### AIM
Copy exactly the lines from the beginning of the data down to and including the line holding "31.2, 26, 19, 14.6, 12.0, 10.5, 10.2]", without any pictures.

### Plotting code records
-------

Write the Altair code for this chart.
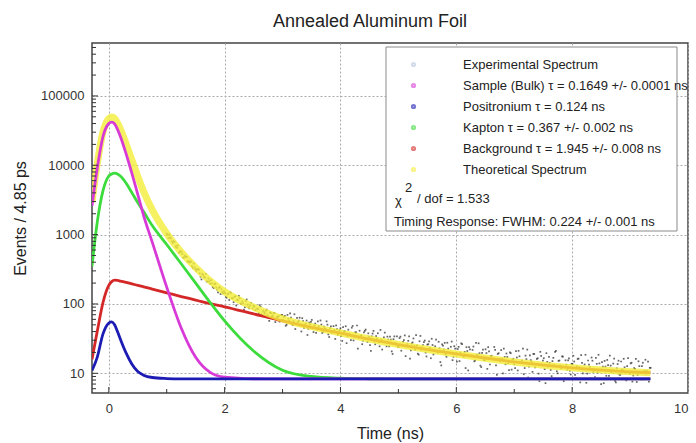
import altair as alt
import pandas as pd

FONT = "Liberation Sans"

# ---- fitted component curves ----
t_curve = [-0.29, -0.2, -0.1, 0.0, 0.05, 0.1, 0.15, 0.2, 0.3, 0.4, 0.5, 0.6, 0.75,
           1.0, 1.25, 1.5, 1.75, 2.0, 2.5, 3.0, 3.5, 4.0, 4.5, 5.0, 6.0, 7.0, 8.0, 9.0, 9.35]
bulk = [2600, 9000, 26000, 40000, 42000, 39500, 33000, 26000, 14500, 7600, 3800, 1900, 780,
        175, 45, 17, 10.3, 8.8, 8.35, 8.3, 8.3, 8.3, 8.3, 8.3, 8.3, 8.3, 8.3, 8.3, 8.3]
positronium = [11, 17, 37, 53, 55, 50, 40, 31, 19.5, 13.5, 10.6, 9.4, 8.7,
               8.4, 8.3, 8.3, 8.3, 8.3, 8.3, 8.3, 8.3, 8.3, 8.3, 8.3, 8.3, 8.3, 8.3, 8.3, 8.3]
kapton = [350, 1500, 4300, 7000, 7500, 7700, 7500, 7000, 5500, 4000, 2900, 2150, 1350,
          720, 380, 200, 105, 57, 21, 11.1, 9.0, 8.5, 8.35, 8.3, 8.3, 8.3, 8.3, 8.3, 8.3]
background = [16, 40, 105, 185, 210, 220, 219, 214, 205, 195, 185, 177, 164,
              145, 128, 114, 101, 91, 72, 57, 46, 38, 31, 26, 19, 14.6, 12.0, 10.5, 10.2]
theoretical = [2950, 10500, 30400, 47200, 49700, 47400, 40700, 33200, 20200, 11800, 6870, 4210, 2280,
               1040, 560, 335, 215, 150, 90, 61, 47, 38.3, 31.2, 26, 19, 14.6, 12.0, 10.5, 10.2]

# ---- experimental spectrum: two interleaved runs of bins, 0.03 ns apart ----
exp_start_a = 1.00
exp_start_b = 1.015
exp_step = 0.03
experimental_a = [
    1035, 892, 910, 802, 806, 670, 646, 547, 576, 525, 471, 480, 406, 399, 411, 328, 339,
    301, 314, 276, 226, 261, 239, 211, 232, 196, 198, 170, 197, 161, 171, 139, 149, 152,
    127, 138, 114, 145, 121, 127, 95, 114, 122, 100, 102, 90, 116, 90, 95, 74, 94, 81.5,
    85.6, 73.4, 91.4, 68.1, 76.4, 79.9, 69, 57, 73.6, 68, 74, 60.7, 65.7, 55.7, 69.7,
    59.3, 67.5, 50.2, 61.4, 73.2, 51.8, 56.4, 43.5, 62.9, 57.5, 50.3, 62.3, 45.2, 52.2, 35.7,
    53.9, 55, 44.4, 49, 38.3, 55.9, 44.2, 50.4, 39.5, 44.4, 56.2, 36.4, 44.5, 38.3, 47.9,
    31.3, 43.4, 39.1,
    44.6, 29.3, 40.2, 47.7, 34.1, 37, 30.2, 48.2, 33.9, 39, 22.7, 41.1, 35.3, 29.6, 41, 31.8,
    37.7, 25.5, 34.1, 40.9, 26.2, 31.3, 28.3, 42.2, 22, 32.9, 28.5, 33.8, 24.5, 30.5, 19,
    34.1, 27.1, 24,
    32.2, 21.2, 28.5, 35.2, 24.4, 29.4, 16.3, 26.9, 31.8, 21.9, 25.2, 18.6, 34.6, 23.6, 28.2,
    19.9, 25.9, 28.9, 16.5, 25.6, 21.7, 30.6, 20, 22.9, 13, 25.1, 27.5, 17.3, 22.7, 19.5,
    28.7, 17.3, 22.7,
    14.7, 24.1, 19.8, 26.4, 17.3, 11.9, 21, 23.8, 17.7, 21.7, 14.9, 27.4, 17.9, 19.5, 12.3,
    22, 15.4, 19.6, 23.8, 13.4, 17.9, 16.3, 21.8, 9.5, 19.5, 14.9, 16.3, 22.7, 13.5, 17.2,
    11.1, 19.5, 15.8,
    13.5, 20.9, 11, 17.6, 14.4, 22.7, 11.9, 16, 8.7, 18.1, 14.6, 19, 12.2, 16.1, 9.9, 20.4,
    13, 16.5, 7.2, 14.6, 17.3, 11.2, 15, 13.1, 21, 10, 15.3, 11.8, 17.4, 8.4, 13.3, 15.4,
    10.9, 13.7,
    17.9, 9.5, 12.6, 16.3, 7.4, 14.1, 11.7, 18.5, 9.9, 13.3, 8.5, 15.2, 11.1, 16.7, 10.3,
    13.9, 7.0, 12.5, 15.1, 9.2, 13.1, 18, 10.4, 13.8, 7.8, 11.8, 15.2, 9.5, 11.3, 16.2, 8.2,
    12.7, 10.5,
    13.9, 7.6, 11.9, 16.2, 9.5, 12.7, 8.2, 14.2, 10.9, 9.9, 14.7, 12,
]
experimental_b = [
    989, 1005, 884, 753, 784, 691, 698, 568, 562, 464, 497, 478, 417, 399, 352, 384, 317,
    317, 314, 247, 272, 244, 271, 211, 212, 220, 176, 192, 173, 147, 175, 163, 142, 143,
    123, 141, 148, 121, 106, 129, 115, 131, 102, 109, 83, 110, 98, 86.5, 104, 86.6, 91.8,
    71.6, 84, 95.8, 71.1, 80.3, 73.4, 82.8, 63.2, 75.2, 66, 74.1, 54.8, 65.2, 67, 56.9, 69.1,
    65.2, 48.5, 69.7, 57.4, 63.7, 49.5, 71, 51.8, 54.7, 63.4, 40.1, 56.6, 49.4, 57.7, 43.8,
    50.6, 58.9, 39.3, 52.2, 42.8, 47.8, 57.8, 38.2, 47.3, 43.2, 50.3, 33.4, 47.4, 39.4, 41.8,
    49, 35.8, 41.8,
    34.4, 46.2, 40.2, 27.2, 42.6, 35.7, 45.5, 29.8, 38.9, 48.9, 32.5, 34.5, 26.3, 39, 42.7,
    28.4, 33.7, 21, 37.4, 28.8, 34.4, 37.8, 24.5, 30.6, 28.2, 38.6, 24.5, 30.7, 33.9, 20.7,
    31.1, 26.9, 34.2, 24,
    33.8, 25.5, 30.1, 17.7, 26.5, 34.1, 21.4, 27.9, 24.6, 35.5, 19.2, 29, 21.9, 25.6, 29.7,
    17.5, 26.3, 23.3, 31.5, 18.7, 24.5, 20.6, 28.5, 14.5, 26.2, 22, 18.8, 27.6, 19.7, 24.1,
    15.5, 24.6, 19.4,
    22.4, 15, 27, 17.9, 20.4, 23.8, 11, 22.1, 18.1, 24.3, 15.3, 18.6, 27.1, 12.9, 19.7, 15.5,
    22.2, 11.6, 20.7, 17.7, 16, 24, 13, 19, 16.2, 21.6, 10, 17.2, 19.3, 14, 20, 11.3, 16.2,
    11.9, 16.9, 21.1, 14.1, 15.2, 9.7, 18, 22, 12.5, 15.5, 10.5, 19, 13.7, 16.5, 7.7, 17.8,
    15.2, 11.5, 19.5, 12.5, 14.1, 9.1, 16.7, 20.3, 10.7, 15.1, 12.9, 17.5, 7.7, 15.4, 11.3,
    16.4, 9.6, 13.7,
    14.8, 8.5, 16.1, 12.2, 18.3, 10, 13.4, 7.3, 15.3, 12.3, 16.9, 10.5, 8.8, 13.7, 18.5, 11,
    14.5, 7.2, 12.5, 15.6, 9.2, 12.9, 11, 16.3, 7.4, 13.6, 9.6, 14.8, 11, 12.2, 7.9, 16.6, 9.9,
    14.2, 9.3, 11.6, 7.5, 14.9, 10.3, 12.7, 8.2, 15.7, 10.8, 7.6, 12,
]

series_names = [
    "Experimental Spectrum",
    "Sample (Bulk) τ = 0.1649 +/- 0.0001 ns",
    "Positronium τ = 0.124 ns",
    "Kapton τ = 0.367 +/- 0.002 ns",
    "Background τ = 1.945 +/- 0.008 ns",
    "Theoretical Spectrum",
]
series_colors = ["#b8c8dc", "#d83ad8", "#1c1cb4", "#3cdc3c", "#d42828", "#f4ee38"]

x_ticks_major = [0, 2, 4, 6, 8]
x_ticks_minor = [1, 3, 5, 7, 9]
y_ticks_major = [10, 100, 1000, 10000, 100000]
y_ticks_minor = [6, 7, 8, 9, 20, 30, 40, 50, 60, 70, 80, 90, 200, 300, 400, 500, 600, 700, 800, 900,
                 2000, 3000, 4000, 5000, 6000, 7000, 8000, 9000, 20000, 30000, 40000, 50000, 60000,
                 70000, 80000, 90000, 200000, 300000, 400000, 500000]

chi_text = "/ dof = 1.533"
timing_text = "Timing Response: FWHM: 0.224 +/- 0.001 ns"

# ---- scales / axes ----
x_scale = alt.Scale(domain=[-0.29, 10], nice=False, zero=False)
y_scale = alt.Scale(type="log", domain=[5.2, 580000], nice=False)
x_axis = alt.Axis(values=[0, 2, 4, 6, 8, 10], format="d", title="Time (ns)", ticks=False,
                  domain=False, grid=True, gridDash=[2, 2], gridColor="#aaaaaa", labelPadding=9,
                  titlePadding=10)
y_axis = alt.Axis(values=y_ticks_major, format="d", title="Events / 4.85 ps", ticks=False,
                  domain=False, grid=True, gridDash=[2, 2], gridColor="#aaaaaa",
                  labelPadding=8, titlePadding=12)
color_scale = alt.Scale(domain=series_names, range=series_colors)
legend = alt.Legend(orient="none", legendX=315, legendY=15, title=None, labelFontSize=13,
                    labelFont=FONT, labelColor="#222222", labelLimit=0, symbolType="circle",
                    symbolSize=5, symbolStrokeWidth=3, symbolOpacity=0.6, rowPadding=6,
                    labelOffset=43, padding=0)


def line_layer(vals, name, width, opacity=1.0):
    df = pd.DataFrame({"t": t_curve, "v": vals, "series": name})
    return alt.Chart(df).mark_line(strokeWidth=width, opacity=opacity, interpolate="monotone",
                                   clip=True).encode(
        x=alt.X("t:Q", scale=x_scale, axis=x_axis),
        y=alt.Y("v:Q", scale=y_scale, axis=y_axis),
        color=alt.Color("series:N", scale=color_scale, legend=legend),
    )


exp_df = pd.DataFrame({
    "t": [round(exp_start_a + exp_step * i, 3) for i in range(len(experimental_a))]
         + [round(exp_start_b + exp_step * i, 3) for i in range(len(experimental_b))],
    "v": experimental_a + experimental_b,
})
dots = alt.Chart(exp_df).mark_square(size=3, opacity=0.75, clip=True).encode(
    x=alt.X("t:Q", scale=x_scale, axis=x_axis),
    y=alt.Y("v:Q", scale=y_scale, axis=y_axis),
    color=alt.value("#333333"),
)

yellow = line_layer(theoretical, series_names[5], 7, 0.8)
magenta = line_layer(bulk, series_names[1], 2.8)
green = line_layer(kapton, series_names[3], 2.8)
red = line_layer(background, series_names[4], 2.8)
blue = line_layer(positronium, series_names[2], 2.8)

xt_major = alt.Chart(pd.DataFrame({"t": x_ticks_major})).mark_rule(color="#333333", strokeWidth=1).encode(
    x=alt.X("t:Q", scale=x_scale), y=alt.value(350), y2=alt.value(344))
xt_minor = alt.Chart(pd.DataFrame({"t": x_ticks_minor})).mark_rule(color="#333333", strokeWidth=1).encode(
    x=alt.X("t:Q", scale=x_scale), y=alt.value(350), y2=alt.value(346))
yt_major = alt.Chart(pd.DataFrame({"v": y_ticks_major})).mark_rule(color="#333333", strokeWidth=1).encode(
    y=alt.Y("v:Q", scale=y_scale), x=alt.value(0), x2=alt.value(6))
yt_minor = alt.Chart(pd.DataFrame({"v": y_ticks_minor})).mark_rule(color="#333333", strokeWidth=1).encode(
    y=alt.Y("v:Q", scale=y_scale), x=alt.value(0), x2=alt.value(4))

one = pd.DataFrame({"k": [0]})
box = alt.Chart(one).mark_rect(fill="white", stroke="#8a8a8a", strokeWidth=1).encode(
    x=alt.value(294), x2=alt.value(585), y=alt.value(4), y2=alt.value(188))
chi = alt.Chart(one).mark_text(text="χ", font=FONT, fontSize=13, align="left", color="#222222").encode(
    x=alt.value(303), y=alt.value(158))
chi_sup = alt.Chart(one).mark_text(text="2", font=FONT, fontSize=13, align="left", color="#222222").encode(
    x=alt.value(313), y=alt.value(145))
chi_rest = alt.Chart(one).mark_text(text=chi_text, font=FONT, fontSize=13, align="left", color="#222222").encode(
    x=alt.value(325), y=alt.value(156))
timing = alt.Chart(one).mark_text(text=timing_text, font=FONT, fontSize=13, align="left", color="#222222").encode(
    x=alt.value(302), y=alt.value(179))

chart = alt.layer(
    dots, red, yellow, green, magenta, blue,
    xt_major, xt_minor, yt_major, yt_minor,
    box, chi, chi_sup, chi_rest, timing,
).properties(
    width=596, height=350,
    title=alt.TitleParams("Annealed Aluminum Foil", fontSize=18, font=FONT, fontWeight="normal",
                          color="#222222", anchor="middle", dx=-20, offset=12),
    autosize=alt.AutoSizeParams(type="none"),
    padding={"left": 92, "top": 43, "right": 8, "bottom": 50},
).configure_view(
    stroke="#444444", strokeWidth=1.5
).configure_axis(
    labelFont=FONT, labelFontSize=13, labelColor="#333333",
    titleFont=FONT, titleFontSize=16, titleFontWeight="normal", titleColor="#222222",
)

chart.save("out.html", embed_options={"renderer": "svg", "actions": False})
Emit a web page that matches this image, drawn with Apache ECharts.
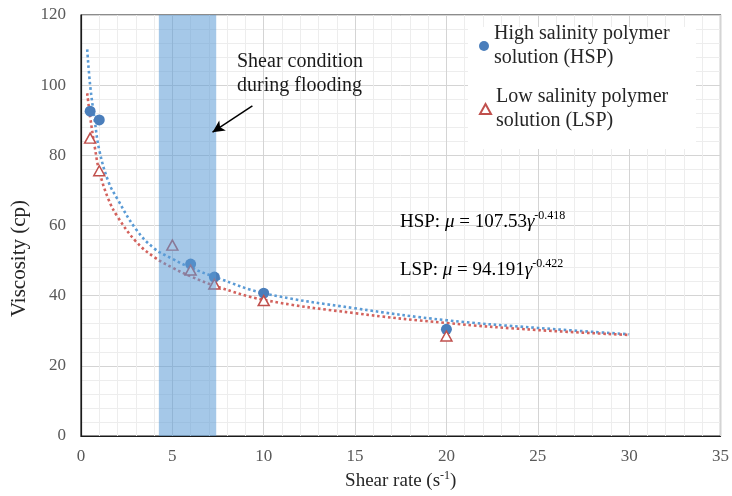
<!DOCTYPE html>
<html>
<head>
<meta charset="utf-8">
<script src="https://cdn.jsdelivr.net/npm/echarts@6/dist/echarts.min.js"></script>
<style>
html,body{margin:0;padding:0;background:#fff;}
#chart{width:732px;height:496px;}
</style>
</head>
<body>
<div id="chart"></div>
<script>
// ---- data ----
var shearHSP = [0.5, 1, 6, 7.3, 10, 20];
var viscHSP  = [92.6, 90.1, 49.0, 45.3, 40.7, 30.4];
var shearLSP = [0.5, 1, 5, 6, 7.3, 10, 20];
var viscLSP  = [84.9, 75.6, 54.4, 47.3, 43.3, 38.6, 28.5];

var trendXHSP = [0.34, 0.5, 0.75, 1, 1.5, 2, 3, 4, 5, 6, 7.5, 10, 15, 20, 25, 30];
var trendYHSP = [110.2, 100, 90, 81.5, 72.5, 67.5, 59, 53.5, 50.5, 48, 45, 40.7, 36.4, 33, 30.8, 29];
var trendXLSP = [0.34, 0.5, 0.75, 1, 1.5, 2, 3, 4, 5, 6, 7.5, 10, 15, 20, 25, 30];
var trendYLSP = [97.7, 91, 82.5, 75.5, 67.5, 62.5, 55.5, 51, 48, 45.5, 42.5, 38.8, 35, 32.2, 30.2, 28.8];

var bandRange = [4.26, 7.4];       // shear condition during flooding
var arrowFrom = [9.38, 94.1];
var arrowTo   = [7.2, 86.6];

var seriesNames = ['High salinity polymer\nsolution (HSP)', 'Low salinity polymer\nsolution (LSP)'];
var eqHSP = ['HSP: ', 'μ', ' = 107.53', 'γ', '-0.418'];
var eqLSP = ['LSP: ', 'μ', ' = 94.191', 'γ', '-0.422'];
var noteText = 'Shear condition\nduring flooding';

function zip(xs, ys){ return xs.map(function(x,i){ return [x, ys[i]]; }); }

var FF = "'Liberation Serif','Times New Roman',serif";
var chart = echarts.init(document.getElementById('chart'), null, {renderer:'canvas'});

function eq(parts){
  return '{n|' + parts[0] + '}{i|' + parts[1] + '}{n|' + parts[2] + '}{i|' + parts[3] + '}{s|' + parts[4] + '}';
}
var eqRich = {
  n: {fontFamily: FF, fontSize: 19, color: '#1a1a1a', lineHeight: 24},
  i: {fontFamily: FF, fontSize: 19, fontStyle: 'italic', color: '#1a1a1a', lineHeight: 24},
  s: {fontFamily: FF, fontSize: 12, color: '#1a1a1a', verticalAlign: 'top', lineHeight: 24}
};

var legendText = {fontFamily: FF, fontSize: 20, color: '#262626', lineHeight: 24, padding: [24, 0, 0, 0]};

var option = {
  animation: false,
  backgroundColor: '#fff',
  grid: {left: 81, right: 8, top: 15, bottom: 60, show: true, borderColor: '#1a1a1a', borderWidth: 1.2, backgroundColor: 'transparent'},
  xAxis: {
    type: 'value', min: 0, max: 35, interval: 5,
    name: 'Shear rate (s{sup|-1})', nameLocation: 'middle', nameGap: 34,
    nameTextStyle: {fontFamily: FF, fontSize: 19, color: '#262626',
      rich: {sup: {fontFamily: FF, fontSize: 12, color: '#262626', verticalAlign: 'top', lineHeight: 22}}},
    axisLine: {show: true, lineStyle: {color: '#1a1a1a', width: 1.2}},
    axisTick: {show: false},
    axisLabel: {fontFamily: FF, fontSize: 17, color: '#595959', margin: 12},
    splitLine: {show: true, lineStyle: {color: '#d4d4d4', width: 1}},
    minorTick: {show: false, splitNumber: 5},
    minorSplitLine: {show: true, lineStyle: {color: '#ededed', width: 1}}
  },
  yAxis: {
    type: 'value', min: 0, max: 120, interval: 20,
    name: 'Viscosity (cp)', nameLocation: 'middle', nameGap: 48, nameRotate: 90,
    nameTextStyle: {fontFamily: FF, fontSize: 21, color: '#262626', padding: [0, 66, 0, 0]},
    axisLine: {show: true, lineStyle: {color: '#1a1a1a', width: 1.2}},
    axisTick: {show: false},
    axisLabel: {fontFamily: FF, fontSize: 17, color: '#595959', margin: 15},
    splitLine: {show: true, lineStyle: {color: '#d4d4d4', width: 1}},
    minorTick: {show: false, splitNumber: 5},
    minorSplitLine: {show: true, lineStyle: {color: '#ededed', width: 1}}
  },
  legend: [
    {data: [seriesNames[0]], left: 479, top: 10, padding: 0, itemWidth: 10, itemHeight: 10, itemGap: 0,
     textStyle: legendText, z: 8},
    {data: [seriesNames[1]], left: 479, top: 73, padding: 0, itemWidth: 11, itemHeight: 10, itemGap: 0,
     textStyle: legendText, z: 8}
  ],
  graphic: [
    {type: 'rect', left: 468, top: 27, z: 3, shape: {width: 228, height: 122}, style: {fill: '#fff'}, silent: true},
    {type: 'text', left: 237, top: 50, z: 10, style: {text: noteText, font: '20px ' + FF, fill: '#1a1a1a', lineHeight: 24}},
    {type: 'text', left: 400, top: 210, z: 10, style: {text: eq(eqHSP), rich: eqRich}},
    {type: 'text', left: 400, top: 258, z: 10, style: {text: eq(eqLSP), rich: eqRich}}
  ],
  series: [
    {
      name: 'HSP trend', type: 'line', data: zip(trendXHSP, trendYHSP), smooth: 0.4,
      symbol: 'none', z: 2, silent: true,
      lineStyle: {color: '#5b9bd5', width: 2.6, type: [2.6, 2.8]}
    },
    {
      name: 'LSP trend', type: 'line', data: zip(trendXLSP, trendYLSP), smooth: 0.4,
      symbol: 'none', z: 2, silent: true,
      lineStyle: {color: '#d3625d', width: 2.6, type: [2.6, 2.8]}
    },
    {
      name: seriesNames[0], type: 'scatter', data: zip(shearHSP, viscHSP), symbol: 'circle', symbolSize: 11, z: 3,
      itemStyle: {color: '#4a7ebb', opacity: 1}
    },
    {
      name: seriesNames[1], type: 'scatter', data: zip(shearLSP, viscLSP), symbol: 'triangle', symbolSize: [11, 10], z: 4,
      itemStyle: {color: '#ffffff', borderColor: '#c0504d', borderWidth: 1.5, opacity: 1}
    },
    {
      name: 'band', type: 'scatter', data: [], z: 5, silent: true,
      markArea: {silent: true, z: 10, itemStyle: {color: 'rgba(91,155,213,0.55)'},
        data: [[{xAxis: bandRange[0]}, {xAxis: bandRange[1]}]]}
    },
    {
      name: 'arrow', type: 'scatter', data: [], z: 6, silent: true,
      markLine: {silent: true, z: 11, symbol: ['none', 'arrow'], symbolSize: [9, 12], label: {show: false},
        lineStyle: {color: '#000', width: 1.5, type: 'solid'},
        data: [[{coord: arrowFrom}, {coord: arrowTo}]]}
    }
  ]
};
chart.setOption(option);
</script>
</body>
</html>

-------

### TASK SOLUTION
Write the Altair code for this chart.
import altair as alt
import pandas as pd

FONT = "Liberation Sans"

# ---- fitted component curves ----
t_curve = [-0.29, -0.2, -0.1, 0.0, 0.05, 0.1, 0.15, 0.2, 0.3, 0.4, 0.5, 0.6, 0.75,
           1.0, 1.25, 1.5, 1.75, 2.0, 2.5, 3.0, 3.5, 4.0, 4.5, 5.0, 6.0, 7.0, 8.0, 9.0, 9.35]
bulk = [2600, 9000, 26000, 40000, 42000, 39500, 33000, 26000, 14500, 7600, 3800, 1900, 780,
        175, 45, 17, 10.3, 8.8, 8.35, 8.3, 8.3, 8.3, 8.3, 8.3, 8.3, 8.3, 8.3, 8.3, 8.3]
positronium = [11, 17, 37, 53, 55, 50, 40, 31, 19.5, 13.5, 10.6, 9.4, 8.7,
               8.4, 8.3, 8.3, 8.3, 8.3, 8.3, 8.3, 8.3, 8.3, 8.3, 8.3, 8.3, 8.3, 8.3, 8.3, 8.3]
kapton = [350, 1500, 4300, 7000, 7500, 7700, 7500, 7000, 5500, 4000, 2900, 2150, 1350,
          720, 380, 200, 105, 57, 21, 11.1, 9.0, 8.5, 8.35, 8.3, 8.3, 8.3, 8.3, 8.3, 8.3]
background = [16, 40, 105, 185, 210, 220, 219, 214, 205, 195, 185, 177, 164,
              145, 128, 114, 101, 91, 72, 57, 46, 38, 31, 26, 19, 14.6, 12.0, 10.5, 10.2]
theoretical = [2950, 10500, 30400, 47200, 49700, 47400, 40700, 33200, 20200, 11800, 6870, 4210, 2280,
               1040, 560, 335, 215, 150, 90, 61, 47, 38.3, 31.2, 26, 19, 14.6, 12.0, 10.5, 10.2]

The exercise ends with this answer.